Friday, February 12, 2010

He can make beggars wave

posted Sun, 31 Jul 2005

So what is Rabat like?

Well, for one thing, the weather is perfect. So far, it has been in about the mid-70s every day, and then cool in the evening. It is dry and sunny. The city is clean. It does have a tiny bit of that generic third-world look, with some cinder-block construction, but is saved by the fact that the Phoenicians and I think the Romans (I don’t have the guide book with me) had settlements here hundreds of years ago. And, of course, the Berbers, who are not to be confused with those upstarts, the Arabs.

This is one of the old forts around the city. I think it’s the one we saw yesterday.
Source: http://www.tourisme-marocain.com/phototheque/rabat3/images/rb30.jpg

There is an old city, Salé, which is where some Andalusian pirates had a settlement for a while. They would set sail in their corsairs and make their raids. They would also lure merchant ships into the bay and trap them on the sandbar. That sandbar later proved to be the demise of Rabat as a commercial center. The big ships couldn’t come in here, so Marrakech became the big port.

Rabat is described as Washington, DC, Marrakech as New York. That’s a nice way of saying that Rabat can be boring, I suppose, although I lived in Washington DC. I never thought it was boring and you couldn’t pay me enough to live in New York.


In the souk, you will see spice vendors selling spices out of open bags like this. The fragrance is divine.
Source: http://www.tourisme-marocain.com/phototheque/rabat1/images/rb13.jpg

Some of the women cover their heads with a scarf, some wear see-through blouses.
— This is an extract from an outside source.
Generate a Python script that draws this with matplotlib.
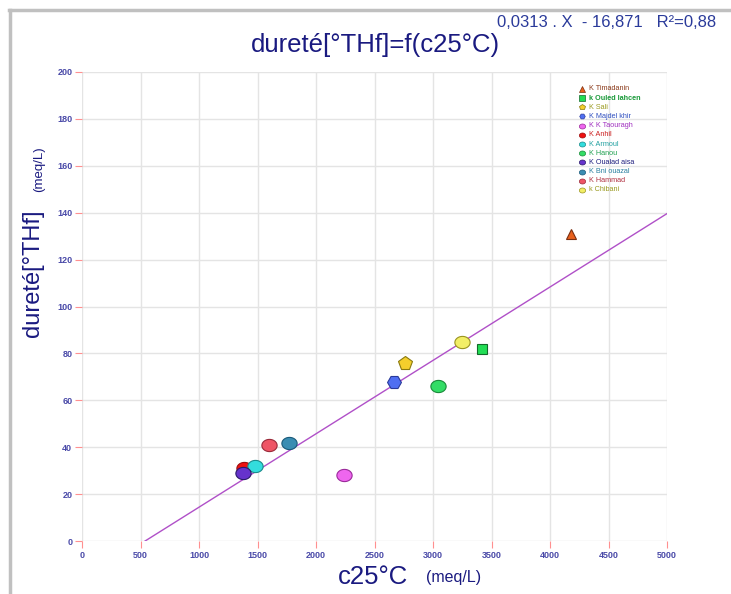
import numpy as np
import matplotlib
matplotlib.use("Agg")
import matplotlib.pyplot as plt
from matplotlib.path import Path

plt.rcParams['font.family'] = ['Liberation Sans', 'DejaVu Sans']

# stations : conductivité c25°C et dureté THf
stations = ["K Timadanin", "k Ouled lahcen", "K Sali", "K Majdel khir",
            "K K Taouragh", "K Anhil", "K Armoul", "K Hanou",
            "K Oualad aisa", "K Bni ouazal", "K Hammad", "k Chibani"]
c25 = [4180, 3420, 2760, 2665, 2240, 1385, 1480, 3045, 1375, 1770, 1600, 3250]
thf = [131, 82, 76, 68, 28, 31, 32, 66, 29, 42, 41, 85]

# droite de régression
pente = 0.0313
ordonnee = -16.871
r2 = "0,88"

face = ["#e8601c", "#22dd55", "#f4cf2c", "#4f6ff2", "#ee66ee", "#ee1111",
        "#33dddd", "#33dd66", "#6633cc", "#3a8db2", "#ee5566", "#f2ee66"]
edge = ["#7a2e10", "#126a2a", "#8a7a10", "#2a3a9a", "#9a2a9a", "#9a1010",
        "#1a8a8a", "#1a8a3a", "#2a1a6a", "#1a5a7a", "#9a2a3a", "#9a9420"]
txtcol = ["#8a3a1a", "#1a9a3a", "#9a9a20", "#3050c0", "#a030c0", "#cc2020",
          "#20a0a0", "#20a050", "#202080", "#2a80a0", "#b03040", "#9a9a20"]

t = np.linspace(0, 2 * np.pi, 40)
ellipse = Path(np.column_stack([np.cos(t), 0.8 * np.sin(t)]), closed=True)
markers = ["^", "s", "p", "H"] + [ellipse] * 8
sizes = [7, 7, 10, 10] + [11] * 8

fig = plt.figure(figsize=(7.31, 5.94), dpi=100)
ax = fig.add_axes([0.1122, 0.0892, 0.8003, 0.7896])

navy = "#1a1a80"
tick_col = "#4a4aa8"

for i in range(len(stations)):
    ax.plot(c25[i], thf[i], marker=markers[i], ms=sizes[i], mfc=face[i],
            mec=edge[i], mew=0.8, ls="none", zorder=3)

x0 = -ordonnee / pente
xs = np.array([x0, 5000])
ax.plot(xs, pente * xs + ordonnee, color="#b050c8", lw=1.0, zorder=2)

ax.set_xlim(0, 5000)
ax.set_ylim(0, 200)
ax.set_xticks(np.arange(0, 5001, 500))
ax.set_yticks(np.arange(0, 201, 20))
ax.grid(True, color="#e4e4e4", lw=1)
ax.set_axisbelow(True)
for s in ax.spines.values():
    s.set_visible(False)
ax.tick_params(colors="#ff9090", labelcolor=tick_col, labelsize=6.5,
               length=5, width=0.8, pad=2)
for lab in ax.get_xticklabels() + ax.get_yticklabels():
    lab.set_fontweight("bold")

# légende en texte coloré
for i in range(len(stations)):
    y = 0.964 - i * 0.0196
    ax.plot(0.855, y, transform=ax.transAxes, marker=markers[i],
            ms=4.5 if i > 3 else 4, mfc=face[i], mec=edge[i], mew=0.5,
            ls="none", clip_on=False)
    ax.text(0.866, y, stations[i], transform=ax.transAxes, fontsize=5.2,
            color=txtcol[i], va="center",
            fontweight="bold" if i == 1 else "normal")

fig.text(0.513, 0.925, "dureté[°THf]=f(c25°C)", fontsize=18.5, color=navy,
         ha="center", va="center")
fig.text(0.68, 0.962, "0,0313 . X  - 16,871   R²=" + r2, fontsize=12,
         color="#2a3a9a", ha="left", va="center")

fig.text(0.51, 0.028, "c25°C", fontsize=18.5, color=navy, ha="center",
         va="center")
fig.text(0.583, 0.028, "(meq/L)", fontsize=11.5, color=navy, ha="left",
         va="center")
fig.text(0.045, 0.54, "dureté[°THf]", fontsize=17, color=navy,
         ha="center", va="center", rotation=90)
fig.text(0.053, 0.715, "(meq/L)", fontsize=9.5, color=navy, ha="center",
         va="center", rotation=90)

# cadre gris
fig.add_artist(plt.Line2D([0.013, 0.013], [0, 0.983], color="#c0c0c0",
                          lw=2.5, transform=fig.transFigure))
fig.add_artist(plt.Line2D([0.012, 1], [0.983, 0.983], color="#c0c0c0",
                          lw=2.5, transform=fig.transFigure))

fig.savefig("out.png", dpi=100)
Some men wear the traditional gowns, some wear khaki shorts. You see the men sitting outside at the cafés – women sit inside. Apparently, the call to prayer is broadcast, but we are not near enough to a mosque to hear it. You can buy beer at the Marchan (the hypermarché), but it costs an arm and a leg – which is why Megan and Steve get theirs at the Embassy commissary. I haven’t seen any movie theaters or video stores, although satellite dishes seem to be pretty common.

Megan was a Peace Corps volunteer in Kenya; Steve was a volunteer in Chad. They look at Rabat and tell me, “This is not Africa.” The phones work here. You can flush the toilet paper. You can drink the water. There are roads. It is clean.

On most neighborhood streets, you can find a small greengrocer. The produce is delicious. Not as pretty as the produce in the US, but it tastes really good.
Source: http://www.tourisme-marocain.com/phototheque/rabat1/images/rb14.jpg

The king is a direct descendent of Mohammed (or so he claims). His family has been ruling the country for centuries. When he leaves the palace, he travels in a modest entourage – only one or two motorcycles. Steve said that in Uzbekistan, the president would pretty much shut down the entire city when he wanted to travel. He would have several limousines and entire motorcade. We decided that it was difference between old money and new money.

My favorite – the hand of Fatima, the daughter of the prophet. You see these all over Spain and Italy as well.